Having to write something down in a structured, systematic fashion presents you with a challenge. You’re a human being, and, similarly to all other human beings on the planet, you experience reality through lots of noise and distraction. Even the smartest of your thoughts drown in the sea of every day worries.

That’s why, for most, the process of writing a good piece of nonfiction is a process of discovery; plucking insights from a chaotic stream of consciousness, and arranging them into a whole that you can present to others.

It can be strange to think that authors of the smartest books you’ve read in your life had little idea about where they were leading you, because writing was a process of discovery as much for them as reading it later was to you, but that’s pretty much how it works in the nonfiction industry, or even in scientific writing.

The question becomes: how do they make it appear so coherent? The answer is twofold.

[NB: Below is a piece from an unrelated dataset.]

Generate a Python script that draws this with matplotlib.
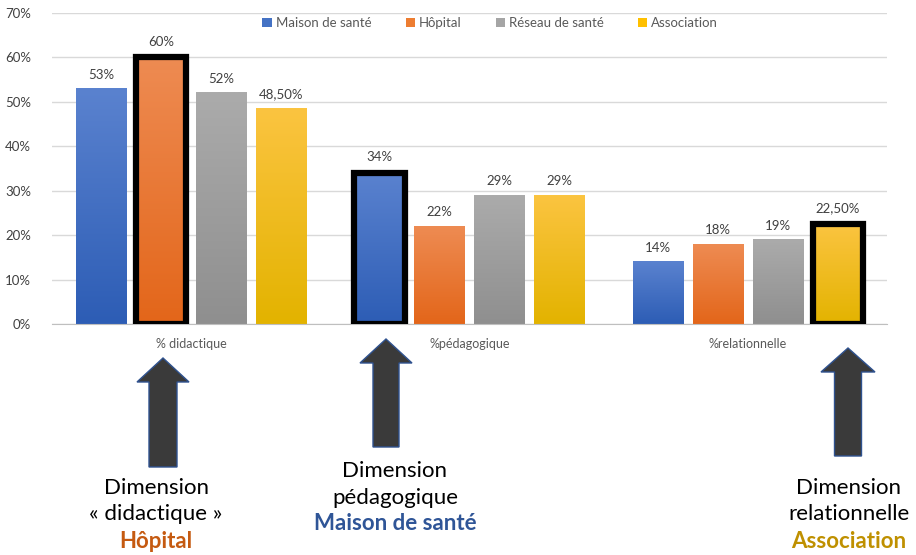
import numpy as np
import matplotlib.pyplot as plt
from matplotlib.patches import Polygon, Rectangle
from matplotlib.colors import LinearSegmentedColormap

# data
categories = ["% didactique", "%pédagogique", "%relationnelle"]
series = ["Maison de santé", "Hôpital", "Réseau de santé", "Association"]
maison = [0.53, 0.34, 0.14]
hopital = [0.60, 0.22, 0.18]
reseau = [0.52, 0.29, 0.19]
association = [0.485, 0.29, 0.225]
value_labels = [["53%", "34%", "14%"], ["60%", "22%", "18%"],
                ["52%", "29%", "19%"], ["48,50%", "29%", "22,50%"]]
# (series index, category index) of the highlighted bars
highlighted = [(1, 0), (0, 1), (3, 2)]
yticks = [0, 0.1, 0.2, 0.3, 0.4, 0.5, 0.6, 0.7]
ytick_labels = ["0%", "10%", "20%", "30%", "40%", "50%", "60%", "70%"]

# gradient colours (top, bottom) and legend colour per series
grad_top = ["#5A82CF", "#EE8B52", "#ABABAB", "#FBC440"]
grad_bottom = ["#2D5DB5", "#E3661A", "#8F8F8F", "#E3B300"]
legend_col = ["#4472C4", "#ED7D31", "#A5A5A5", "#FFC000"]

FONT = "Lato"

fig = plt.figure(figsize=(9.16, 5.55), dpi=100)
ax = fig.add_axes([52 / 916, 1 - 324 / 555, 835 / 916, 311 / 555])

values = [maison, hopital, reseau, association]
x = np.arange(len(categories))
stride = 0.2155
width = 0.18

for i, vals in enumerate(values):
    cmap = LinearSegmentedColormap.from_list("g%d" % i, [grad_bottom[i], grad_top[i]])
    grad = np.linspace(0, 1, 100).reshape(-1, 1)
    for j, v in enumerate(vals):
        xc = x[j] + (i - 1.5) * stride
        ax.imshow(grad, cmap=cmap, origin="lower", aspect="auto",
                  extent=(xc - width / 2, xc + width / 2, 0, v), zorder=2)
        if (i, j) in highlighted:
            ax.add_patch(Rectangle((xc - width / 2, 0), width, v, fill=False,
                                   edgecolor="black", linewidth=4.5, zorder=3))
            ytxt = v + 0.022
        else:
            ytxt = v + 0.018
        ax.text(xc, ytxt, value_labels[i][j], ha="center", va="bottom",
                fontsize=9.5, color="#404040", family=FONT)
    ax.bar(0, 0, color=legend_col[i], label=series[i])

ax.set_xlim(-0.5, 2.5)
ax.set_ylim(0, 0.7)
ax.set_yticks(yticks)
ax.set_yticklabels(ytick_labels, fontsize=9.5, color="#404040", family=FONT)
ax.set_xticks(x)
ax.set_xticklabels(categories, fontsize=9, color="#595959", family=FONT)
ax.tick_params(axis="y", length=0, pad=15)
ax.tick_params(axis="x", length=0, pad=10)
ax.grid(axis="y", color="#D9D9D9", linewidth=1, zorder=0)
ax.set_axisbelow(True)
for s in ["top", "right", "left"]:
    ax.spines[s].set_visible(False)
ax.spines["bottom"].set_color("#BFBFBF")

leg = ax.legend(loc="upper center", bbox_to_anchor=(0.525, 1.025), ncol=4, frameon=False,
                handlelength=0.7, handleheight=0.7, handletextpad=0.3, columnspacing=2.6,
                prop={"family": FONT, "size": 9.5})
for t in leg.get_texts():
    t.set_color("#595959")


def up_arrow(cx, tip, base, bottom, head_w, shaft_w):
    # coordinates in pixels from top-left, converted to figure fraction
    pts = [(cx, tip), (cx + head_w / 2, base), (cx + shaft_w / 2, base),
           (cx + shaft_w / 2, bottom), (cx - shaft_w / 2, bottom),
           (cx - shaft_w / 2, base), (cx - head_w / 2, base)]
    pts = [(px / 916, 1 - py / 555) for px, py in pts]
    fig.add_artist(Polygon(pts, closed=True, facecolor="#3A3A3A", edgecolor="#2F528F",
                           linewidth=1, transform=fig.transFigure))


up_arrow(163, 358, 382, 467, 52, 28)
up_arrow(386, 339, 363, 447, 52, 26)
up_arrow(848, 348, 372, 456, 54, 27)

notes = [
    (156, 488, ["Dimension", "« didactique »"], "Hôpital", "#C55A11"),
    (395, 471, ["Dimension", "pédagogique"], "Maison de santé", "#2F5597"),
    (849, 488, ["Dimension", "relationnelle"], "Association", "#BF9000"),
]
for cx, y0, lines, name, col in notes:
    for k, line in enumerate(lines):
        fig.text(cx / 916, 1 - (y0 + 26.5 * k) / 555, line, ha="center", va="center",
                 fontsize=16, color="black", family=FONT)
    fig.text(cx / 916, 1 - (y0 + 53) / 555, name, ha="center", va="center",
             fontsize=16, color=col, weight="bold", family=FONT)

fig.savefig("out.png", dpi=100)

First, if you pay attention, you’ll notice that authors write their books, articles, and papers as if they were presenting some objective truth. They use a concept called the classic style of writing. It assumes an understanding on the part of the writer but also the reader, that there is no such thing as objective truth, and that all a piece of writing aims to achieve is to present a particular perspective as if it were objective because that makes it easier to read and take in. The classic style leaves it to the reader to form their own conclusions.

Second—and here’s this oldest trick in the book I promised you in the beginning—when an author is done with a piece of nonfiction, they will revise the text to bring it in line with the final point being made, and they write a new opening, sometimes taking the last chapter they wrote and using it as introduction.

I’m serious. And this trick, sometimes taught in schools as a part of essay writing, is nothing to sneer at. No one has their thoughts arranged in perfect order. You take what you have, examine it, rearrange it, and then go and paint a target around where the arrow has struck. It may feel like cheating, but it’s exactly what you need to do to help your readers understand the point you were trying to make.